-- THE DATA start --

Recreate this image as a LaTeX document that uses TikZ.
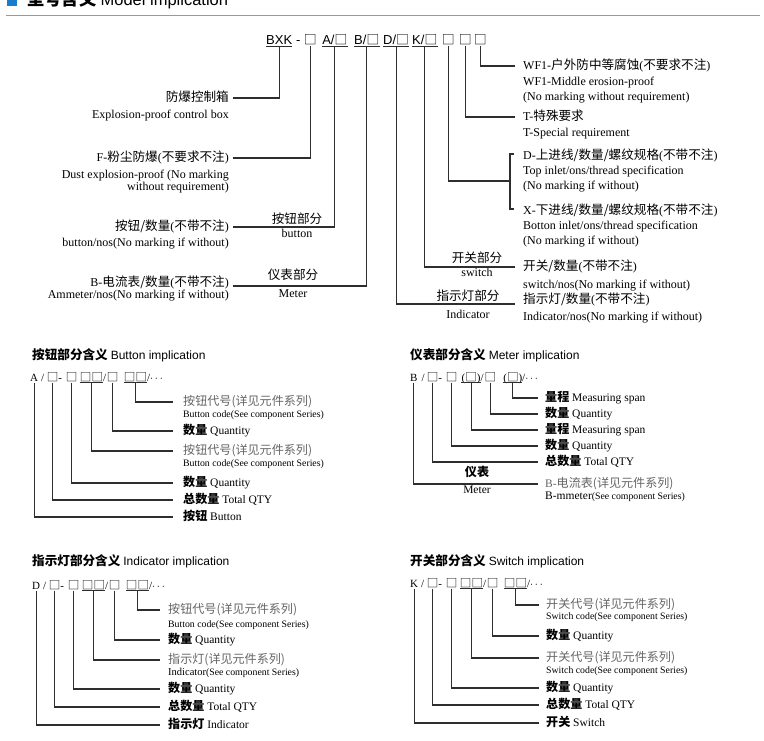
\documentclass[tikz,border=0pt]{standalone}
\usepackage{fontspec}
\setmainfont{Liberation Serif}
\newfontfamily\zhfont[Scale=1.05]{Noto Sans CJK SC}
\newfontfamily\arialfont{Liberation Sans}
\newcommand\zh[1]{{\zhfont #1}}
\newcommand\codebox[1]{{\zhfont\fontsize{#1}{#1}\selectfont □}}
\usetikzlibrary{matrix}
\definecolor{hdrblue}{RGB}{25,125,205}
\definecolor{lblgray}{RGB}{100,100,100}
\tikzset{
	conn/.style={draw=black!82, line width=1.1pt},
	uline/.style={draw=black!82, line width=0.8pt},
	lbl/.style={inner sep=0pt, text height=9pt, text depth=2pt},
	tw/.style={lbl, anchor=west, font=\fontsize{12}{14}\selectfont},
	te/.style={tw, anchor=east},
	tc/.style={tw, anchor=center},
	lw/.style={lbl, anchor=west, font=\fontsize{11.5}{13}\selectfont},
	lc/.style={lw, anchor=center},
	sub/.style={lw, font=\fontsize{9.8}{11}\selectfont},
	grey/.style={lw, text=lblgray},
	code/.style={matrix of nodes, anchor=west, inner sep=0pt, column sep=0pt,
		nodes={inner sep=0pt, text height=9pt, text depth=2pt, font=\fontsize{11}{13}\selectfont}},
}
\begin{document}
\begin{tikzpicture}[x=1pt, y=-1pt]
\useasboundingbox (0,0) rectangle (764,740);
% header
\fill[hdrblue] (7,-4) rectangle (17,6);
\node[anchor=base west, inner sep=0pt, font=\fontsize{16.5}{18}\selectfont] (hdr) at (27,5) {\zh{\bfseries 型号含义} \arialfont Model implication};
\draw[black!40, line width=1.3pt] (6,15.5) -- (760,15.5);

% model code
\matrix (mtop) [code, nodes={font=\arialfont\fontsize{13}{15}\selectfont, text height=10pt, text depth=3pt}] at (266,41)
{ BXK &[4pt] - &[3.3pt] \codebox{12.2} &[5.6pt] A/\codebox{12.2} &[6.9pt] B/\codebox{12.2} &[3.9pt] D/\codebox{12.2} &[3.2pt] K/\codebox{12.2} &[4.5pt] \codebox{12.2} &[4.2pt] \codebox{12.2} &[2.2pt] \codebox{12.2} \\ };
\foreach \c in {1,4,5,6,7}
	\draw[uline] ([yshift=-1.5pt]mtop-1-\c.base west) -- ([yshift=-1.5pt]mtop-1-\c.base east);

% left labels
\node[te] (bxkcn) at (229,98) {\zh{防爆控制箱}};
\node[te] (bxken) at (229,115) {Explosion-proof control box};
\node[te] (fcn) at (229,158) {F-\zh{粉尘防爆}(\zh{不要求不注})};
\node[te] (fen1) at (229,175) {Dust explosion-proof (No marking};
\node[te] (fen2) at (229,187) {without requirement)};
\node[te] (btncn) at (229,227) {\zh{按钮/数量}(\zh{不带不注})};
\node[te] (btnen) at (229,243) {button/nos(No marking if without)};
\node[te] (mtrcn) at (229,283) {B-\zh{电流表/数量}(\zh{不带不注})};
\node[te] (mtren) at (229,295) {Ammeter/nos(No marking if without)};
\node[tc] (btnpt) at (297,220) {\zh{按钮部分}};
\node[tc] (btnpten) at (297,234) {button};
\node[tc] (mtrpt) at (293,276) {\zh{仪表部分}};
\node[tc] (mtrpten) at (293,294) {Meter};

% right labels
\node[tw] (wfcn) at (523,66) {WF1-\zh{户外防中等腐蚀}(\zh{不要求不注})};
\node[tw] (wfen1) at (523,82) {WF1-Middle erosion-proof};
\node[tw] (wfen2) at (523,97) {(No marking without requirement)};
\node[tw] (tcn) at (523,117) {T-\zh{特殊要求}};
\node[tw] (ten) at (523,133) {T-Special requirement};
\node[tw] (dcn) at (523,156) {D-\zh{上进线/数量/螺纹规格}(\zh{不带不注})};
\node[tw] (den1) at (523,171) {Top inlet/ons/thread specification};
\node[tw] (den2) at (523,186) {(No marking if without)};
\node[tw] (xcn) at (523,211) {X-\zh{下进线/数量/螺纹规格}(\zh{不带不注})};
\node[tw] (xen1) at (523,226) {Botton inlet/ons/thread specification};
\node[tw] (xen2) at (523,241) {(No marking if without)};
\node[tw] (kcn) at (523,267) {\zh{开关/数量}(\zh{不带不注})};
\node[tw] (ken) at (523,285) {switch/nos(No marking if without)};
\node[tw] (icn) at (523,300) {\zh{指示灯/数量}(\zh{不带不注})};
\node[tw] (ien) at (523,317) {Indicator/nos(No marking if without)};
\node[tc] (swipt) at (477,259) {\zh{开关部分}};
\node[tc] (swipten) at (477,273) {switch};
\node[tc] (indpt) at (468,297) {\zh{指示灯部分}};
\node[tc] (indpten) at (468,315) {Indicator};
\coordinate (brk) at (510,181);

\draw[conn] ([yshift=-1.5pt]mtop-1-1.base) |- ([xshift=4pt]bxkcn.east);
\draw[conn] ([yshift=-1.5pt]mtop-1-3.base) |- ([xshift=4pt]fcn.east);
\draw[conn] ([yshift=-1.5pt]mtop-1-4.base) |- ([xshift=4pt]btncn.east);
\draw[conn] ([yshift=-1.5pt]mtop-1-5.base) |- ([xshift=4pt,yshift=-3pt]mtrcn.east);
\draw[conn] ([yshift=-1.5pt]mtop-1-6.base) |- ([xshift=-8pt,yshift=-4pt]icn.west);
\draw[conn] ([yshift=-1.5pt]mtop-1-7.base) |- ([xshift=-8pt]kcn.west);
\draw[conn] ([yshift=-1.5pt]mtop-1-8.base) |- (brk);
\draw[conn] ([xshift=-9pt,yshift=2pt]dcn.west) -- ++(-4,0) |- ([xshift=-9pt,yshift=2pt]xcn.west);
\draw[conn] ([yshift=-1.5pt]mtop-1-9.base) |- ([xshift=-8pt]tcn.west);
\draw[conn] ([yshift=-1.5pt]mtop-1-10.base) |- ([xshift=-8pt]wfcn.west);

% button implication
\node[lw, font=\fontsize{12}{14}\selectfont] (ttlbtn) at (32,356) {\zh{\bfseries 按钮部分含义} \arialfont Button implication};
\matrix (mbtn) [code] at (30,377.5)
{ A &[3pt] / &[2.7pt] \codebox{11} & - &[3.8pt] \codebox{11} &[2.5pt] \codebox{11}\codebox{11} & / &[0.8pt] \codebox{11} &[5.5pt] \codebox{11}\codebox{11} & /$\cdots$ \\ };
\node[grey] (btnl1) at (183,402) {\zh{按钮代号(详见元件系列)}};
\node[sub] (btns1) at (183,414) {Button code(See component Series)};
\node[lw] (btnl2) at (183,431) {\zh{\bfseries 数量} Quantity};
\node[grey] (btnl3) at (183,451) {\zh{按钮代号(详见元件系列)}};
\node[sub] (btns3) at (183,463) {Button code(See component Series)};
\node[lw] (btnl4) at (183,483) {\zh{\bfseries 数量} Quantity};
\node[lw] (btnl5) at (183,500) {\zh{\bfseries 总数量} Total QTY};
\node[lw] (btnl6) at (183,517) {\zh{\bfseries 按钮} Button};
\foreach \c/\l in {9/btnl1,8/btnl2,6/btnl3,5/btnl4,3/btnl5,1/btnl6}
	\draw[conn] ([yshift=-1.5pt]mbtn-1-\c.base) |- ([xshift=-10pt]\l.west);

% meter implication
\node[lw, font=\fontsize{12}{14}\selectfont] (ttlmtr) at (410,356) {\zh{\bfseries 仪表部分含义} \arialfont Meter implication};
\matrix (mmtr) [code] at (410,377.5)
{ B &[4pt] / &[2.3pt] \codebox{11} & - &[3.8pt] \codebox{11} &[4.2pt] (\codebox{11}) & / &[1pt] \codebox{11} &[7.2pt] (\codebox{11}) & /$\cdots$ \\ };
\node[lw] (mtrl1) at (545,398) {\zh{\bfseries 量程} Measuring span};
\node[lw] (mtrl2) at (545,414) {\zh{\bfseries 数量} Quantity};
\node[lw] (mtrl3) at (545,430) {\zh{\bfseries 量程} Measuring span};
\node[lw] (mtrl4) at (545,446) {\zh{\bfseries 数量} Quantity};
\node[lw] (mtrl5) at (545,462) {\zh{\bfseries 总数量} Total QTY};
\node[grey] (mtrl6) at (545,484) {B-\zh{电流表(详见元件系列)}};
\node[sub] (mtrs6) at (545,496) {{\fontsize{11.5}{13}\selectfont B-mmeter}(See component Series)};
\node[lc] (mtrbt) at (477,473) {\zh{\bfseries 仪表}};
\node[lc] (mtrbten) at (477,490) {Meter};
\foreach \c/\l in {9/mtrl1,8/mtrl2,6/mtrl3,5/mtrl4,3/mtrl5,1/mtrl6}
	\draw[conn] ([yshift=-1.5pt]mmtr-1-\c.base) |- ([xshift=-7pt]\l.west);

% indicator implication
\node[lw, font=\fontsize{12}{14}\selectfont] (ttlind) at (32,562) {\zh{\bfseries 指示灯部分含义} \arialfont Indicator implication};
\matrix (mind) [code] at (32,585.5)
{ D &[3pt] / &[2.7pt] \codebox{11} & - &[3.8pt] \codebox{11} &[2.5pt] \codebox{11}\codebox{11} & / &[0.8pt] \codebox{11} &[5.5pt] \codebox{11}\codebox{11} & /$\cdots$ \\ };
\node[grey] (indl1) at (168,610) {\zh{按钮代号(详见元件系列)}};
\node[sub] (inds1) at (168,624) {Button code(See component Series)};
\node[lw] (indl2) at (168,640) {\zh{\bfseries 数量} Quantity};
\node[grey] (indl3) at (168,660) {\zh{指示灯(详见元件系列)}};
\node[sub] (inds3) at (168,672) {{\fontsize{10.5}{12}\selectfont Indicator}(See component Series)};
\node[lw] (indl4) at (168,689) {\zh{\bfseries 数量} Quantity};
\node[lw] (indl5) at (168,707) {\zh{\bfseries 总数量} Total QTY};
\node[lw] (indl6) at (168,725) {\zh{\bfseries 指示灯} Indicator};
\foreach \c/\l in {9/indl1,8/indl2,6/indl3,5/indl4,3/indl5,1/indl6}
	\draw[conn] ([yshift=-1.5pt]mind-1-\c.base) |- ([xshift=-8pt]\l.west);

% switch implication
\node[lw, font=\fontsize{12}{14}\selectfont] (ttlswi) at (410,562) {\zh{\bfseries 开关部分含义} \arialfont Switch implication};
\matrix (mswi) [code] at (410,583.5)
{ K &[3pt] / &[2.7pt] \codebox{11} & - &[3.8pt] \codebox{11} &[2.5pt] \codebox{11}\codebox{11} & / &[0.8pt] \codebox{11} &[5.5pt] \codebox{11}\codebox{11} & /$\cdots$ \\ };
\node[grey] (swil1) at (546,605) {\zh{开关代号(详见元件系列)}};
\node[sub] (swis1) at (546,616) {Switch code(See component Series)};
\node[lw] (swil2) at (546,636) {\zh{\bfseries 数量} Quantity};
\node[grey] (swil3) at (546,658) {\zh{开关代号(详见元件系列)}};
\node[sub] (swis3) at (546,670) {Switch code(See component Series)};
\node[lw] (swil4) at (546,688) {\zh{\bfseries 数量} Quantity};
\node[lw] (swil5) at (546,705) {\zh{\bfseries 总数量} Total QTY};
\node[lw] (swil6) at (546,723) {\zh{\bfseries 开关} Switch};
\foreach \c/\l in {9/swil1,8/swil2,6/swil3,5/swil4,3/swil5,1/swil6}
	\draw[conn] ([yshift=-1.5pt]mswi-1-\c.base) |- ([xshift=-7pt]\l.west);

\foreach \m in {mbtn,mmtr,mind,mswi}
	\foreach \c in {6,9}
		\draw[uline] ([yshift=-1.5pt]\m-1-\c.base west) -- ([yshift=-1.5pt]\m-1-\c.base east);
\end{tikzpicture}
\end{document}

-- THE DATA end --
-- THE DATA start --

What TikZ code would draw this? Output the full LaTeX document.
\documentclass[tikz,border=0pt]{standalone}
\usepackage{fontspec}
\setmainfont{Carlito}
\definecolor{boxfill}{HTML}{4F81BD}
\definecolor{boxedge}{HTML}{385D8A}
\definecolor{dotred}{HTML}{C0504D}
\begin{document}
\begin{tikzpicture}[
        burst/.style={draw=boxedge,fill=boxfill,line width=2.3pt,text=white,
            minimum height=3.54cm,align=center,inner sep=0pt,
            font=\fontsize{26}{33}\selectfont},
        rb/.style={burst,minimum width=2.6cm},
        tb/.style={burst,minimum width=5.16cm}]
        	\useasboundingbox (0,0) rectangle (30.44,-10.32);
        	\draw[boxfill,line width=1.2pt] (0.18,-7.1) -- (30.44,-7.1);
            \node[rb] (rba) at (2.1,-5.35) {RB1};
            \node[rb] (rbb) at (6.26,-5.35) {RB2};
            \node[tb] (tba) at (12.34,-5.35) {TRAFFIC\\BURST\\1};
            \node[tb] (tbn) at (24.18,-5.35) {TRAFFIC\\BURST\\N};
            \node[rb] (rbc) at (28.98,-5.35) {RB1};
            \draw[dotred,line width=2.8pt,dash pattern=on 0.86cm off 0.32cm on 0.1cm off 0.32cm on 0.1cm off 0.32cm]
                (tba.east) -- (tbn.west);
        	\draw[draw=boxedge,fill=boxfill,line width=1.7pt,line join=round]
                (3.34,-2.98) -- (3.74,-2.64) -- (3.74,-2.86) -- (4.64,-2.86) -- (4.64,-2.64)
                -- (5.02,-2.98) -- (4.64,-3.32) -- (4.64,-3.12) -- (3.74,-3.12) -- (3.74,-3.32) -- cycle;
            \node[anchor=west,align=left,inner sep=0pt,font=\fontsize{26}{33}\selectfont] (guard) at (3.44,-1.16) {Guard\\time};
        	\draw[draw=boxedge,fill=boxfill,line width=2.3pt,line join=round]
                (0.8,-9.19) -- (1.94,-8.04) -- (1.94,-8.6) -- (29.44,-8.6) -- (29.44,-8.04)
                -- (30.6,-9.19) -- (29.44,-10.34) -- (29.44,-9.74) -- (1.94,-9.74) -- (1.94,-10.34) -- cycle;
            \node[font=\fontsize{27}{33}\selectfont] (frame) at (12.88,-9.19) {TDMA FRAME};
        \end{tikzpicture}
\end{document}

-- THE DATA end --
-- THE DATA start --

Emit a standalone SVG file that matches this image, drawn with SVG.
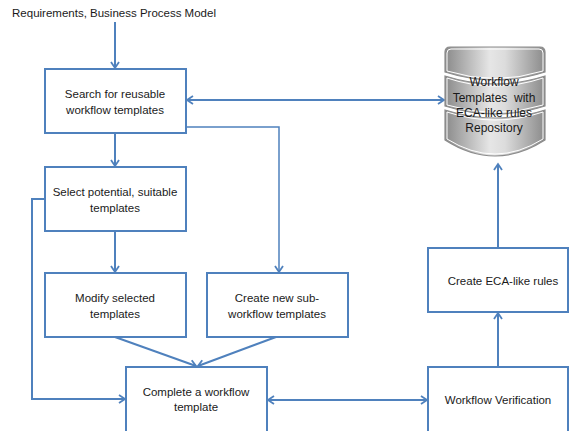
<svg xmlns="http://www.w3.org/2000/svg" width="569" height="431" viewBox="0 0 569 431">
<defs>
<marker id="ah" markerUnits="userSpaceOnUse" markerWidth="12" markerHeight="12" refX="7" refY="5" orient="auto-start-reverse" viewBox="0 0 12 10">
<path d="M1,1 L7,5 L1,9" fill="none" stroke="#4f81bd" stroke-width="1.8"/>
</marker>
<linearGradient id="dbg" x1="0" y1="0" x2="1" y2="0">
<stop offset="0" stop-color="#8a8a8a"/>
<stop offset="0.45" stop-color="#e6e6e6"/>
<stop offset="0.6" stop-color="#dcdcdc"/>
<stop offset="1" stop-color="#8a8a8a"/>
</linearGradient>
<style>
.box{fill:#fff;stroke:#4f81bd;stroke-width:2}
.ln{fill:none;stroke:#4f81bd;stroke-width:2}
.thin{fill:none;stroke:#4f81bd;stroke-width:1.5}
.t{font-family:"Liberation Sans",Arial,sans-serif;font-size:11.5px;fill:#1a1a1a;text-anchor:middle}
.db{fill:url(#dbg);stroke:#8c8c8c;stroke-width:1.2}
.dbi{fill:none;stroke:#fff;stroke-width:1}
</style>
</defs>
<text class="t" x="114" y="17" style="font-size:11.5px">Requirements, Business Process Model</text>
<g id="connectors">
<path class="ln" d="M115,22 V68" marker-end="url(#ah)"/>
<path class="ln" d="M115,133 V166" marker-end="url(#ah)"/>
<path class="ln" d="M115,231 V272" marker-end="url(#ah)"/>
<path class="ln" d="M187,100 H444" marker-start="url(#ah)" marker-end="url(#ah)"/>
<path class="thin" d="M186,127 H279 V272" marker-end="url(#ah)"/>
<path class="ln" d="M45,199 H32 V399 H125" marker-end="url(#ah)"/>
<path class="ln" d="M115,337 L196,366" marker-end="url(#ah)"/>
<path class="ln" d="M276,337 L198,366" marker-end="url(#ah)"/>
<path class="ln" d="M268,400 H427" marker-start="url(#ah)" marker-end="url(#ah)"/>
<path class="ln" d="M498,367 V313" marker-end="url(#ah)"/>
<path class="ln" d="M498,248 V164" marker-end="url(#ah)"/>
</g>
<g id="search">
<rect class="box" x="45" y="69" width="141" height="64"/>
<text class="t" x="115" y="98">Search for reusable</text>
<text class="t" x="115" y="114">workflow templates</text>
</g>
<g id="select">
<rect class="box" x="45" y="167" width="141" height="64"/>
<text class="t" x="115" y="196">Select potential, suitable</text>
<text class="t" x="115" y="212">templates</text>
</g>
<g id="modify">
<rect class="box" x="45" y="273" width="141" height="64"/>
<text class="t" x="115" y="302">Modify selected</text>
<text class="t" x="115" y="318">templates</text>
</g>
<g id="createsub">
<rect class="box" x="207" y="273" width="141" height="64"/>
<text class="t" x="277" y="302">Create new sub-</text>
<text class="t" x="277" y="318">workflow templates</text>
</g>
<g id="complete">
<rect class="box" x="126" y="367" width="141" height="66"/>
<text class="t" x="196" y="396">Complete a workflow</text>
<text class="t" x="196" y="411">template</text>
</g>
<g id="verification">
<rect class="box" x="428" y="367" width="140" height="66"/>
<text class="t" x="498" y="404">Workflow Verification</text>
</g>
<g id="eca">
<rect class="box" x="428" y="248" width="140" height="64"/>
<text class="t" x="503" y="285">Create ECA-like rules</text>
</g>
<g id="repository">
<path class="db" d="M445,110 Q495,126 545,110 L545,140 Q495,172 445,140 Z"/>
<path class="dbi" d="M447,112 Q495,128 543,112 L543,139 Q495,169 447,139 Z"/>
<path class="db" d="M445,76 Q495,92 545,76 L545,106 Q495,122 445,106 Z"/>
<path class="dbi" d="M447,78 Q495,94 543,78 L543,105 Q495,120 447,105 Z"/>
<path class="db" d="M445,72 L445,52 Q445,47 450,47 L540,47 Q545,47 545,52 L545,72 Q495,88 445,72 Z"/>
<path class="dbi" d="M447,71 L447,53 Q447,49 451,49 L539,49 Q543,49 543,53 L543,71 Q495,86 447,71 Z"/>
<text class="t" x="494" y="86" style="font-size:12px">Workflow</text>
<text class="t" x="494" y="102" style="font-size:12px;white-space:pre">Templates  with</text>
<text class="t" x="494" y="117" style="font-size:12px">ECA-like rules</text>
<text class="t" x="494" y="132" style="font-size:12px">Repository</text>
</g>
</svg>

-- THE DATA end --

▸ **EXERCISE DESCRIPTION**:
Extract from the material all lines containing the string "LaTeX".

▸ **TASK RESPONSE**:
Recreate this image as a LaTeX document that uses TikZ.
What TikZ code would draw this? Output the full LaTeX document.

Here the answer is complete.